I was recently sent a link to an article by an Australian Lieutenant-Colonel called Jon Hawkins titled 'Assessing Afghanistan against Aden and Oman.' Essentially Oman was a successful counter insurgency whereas Aden was not. I also read this article about a power broker in southern Afghanistan called Matiullah Khan. I thought that both articles showed how history can repeat itself when we are not paying attention.
I agree with the thrust of the article by Jon Hawkins, especially in regards to the Aden experience in negotiating towards the end of the campaign when a withdrawal was already in sight. The recent US announcement that it was negotiating with the Taliban seemed to indicate that the Aden paradigm is in play again. There has already been a determination by key western powers that foreign forces will withdraw in 2014 so I do not think that ISAF or the US will be negotiating with the Taliban from a position of strength. I guess the ultimate strategic aim though is not to stabilise Afghanistan but to ensure that it is not used as a base for international terrorism. While that can possibly be achieved via negotiations I suspect that strategic aim is now worthless. International terrorism has moved into Pakistan and regardless of what happens in Afghanistan it will remain in Pakistan; unless there are some other actions being taken by the US that have not been announced. Although, the Pakistani reaction to the UBL killing showed that US actions in Pakistan have many second and third order effects.
Getting back to Afghanistan, even if the US signs an agreement with the Taliban what strength will it have. The recent history of Afghanistan is littered with broken agreements. Will the Haqqani Network and Hezb-e-Islami Gulbuddin also support an agreement with the US?
It is easy to be cynical about the outcome in Afghanistan but I do not think that there is much hope. While the Aden example is fitting, I suspect that Vietnam is also apt. The US pulled out after the Paris Peace Accords but fighting continued and the North Vietnamese eventually took Saigon in April 1975. I don't think that Afghanistan will be as dramatic but the fact that Hamid Karzai has kept his half-brother, Ahmad Wali Karzai, in a position of power in Kandahar and that Border Police Commander Raziq is now a General and in charge of Kandahar's police may be seen as Karzai making hay while the sun shines.
Matiullah Khan is an interesting character with a lot of baggage.
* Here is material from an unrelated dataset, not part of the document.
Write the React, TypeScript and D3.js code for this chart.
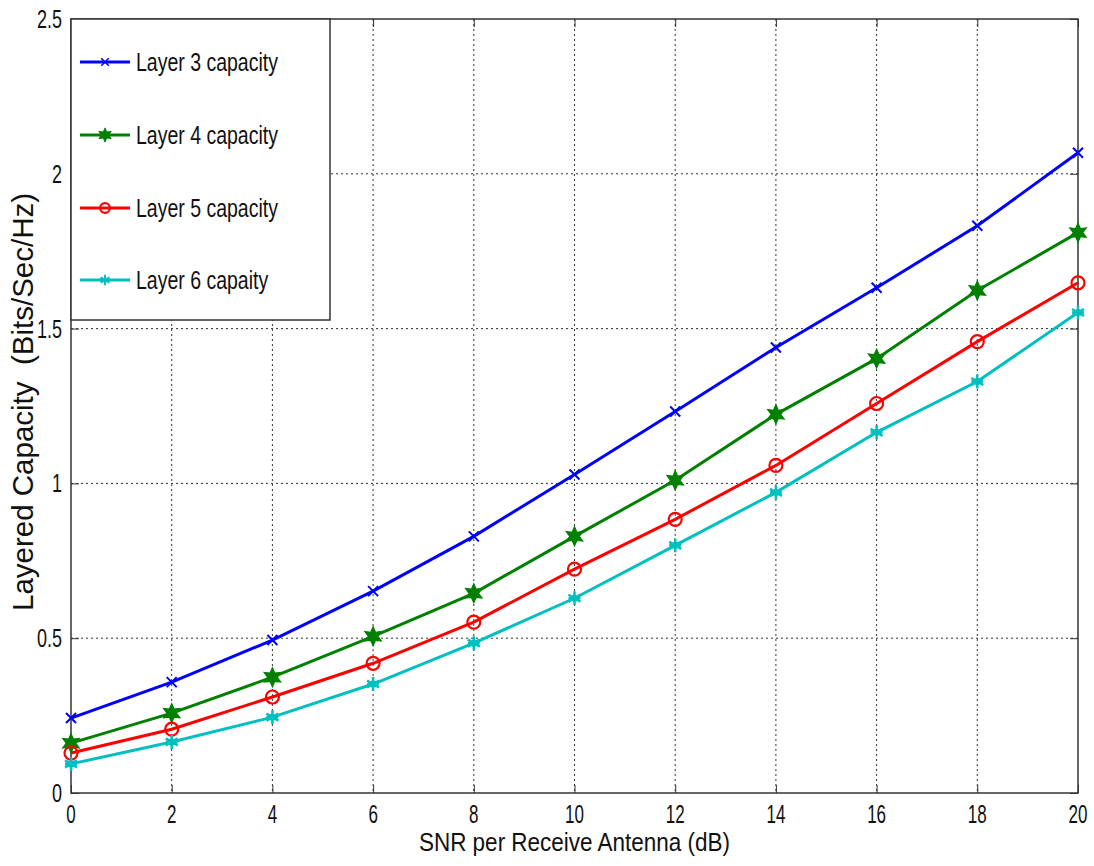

He appears to be an ally of convenience for the west but one who knows how to make the most of the situation. Given the likely withdrawal of western forces in 2014 Matiullah will probably be the biggest fish in Uruzgan Province. He is a product of a violent system and he will continue to exist in that system once the west leaves. Adopting the 'enemy of my enemy' as a friend has always been fraught with danger. The example of Chin Peng is one example that springs to mind. I doubt that Matiullah would ever openly attack the west or ISAF. I think it is more likely that he will become involved in an atrocity or crime (similar to Manuel Noriega) once ISAF withdraws yet his connections to the west will leave embarrassing questions to be answered by some governments about how much they really looked into that particular heart of darkness before they embraced him.
I heard Professor John Mearsheimer speak on a podcast recently and he made the point that nobody can predict the future, all we can do is develop a theory and test it against history as an indication about how well it may indicate what will occur. Well I think that Hawkins' paper has provided those indications and now we will wait for the future to in turn become history.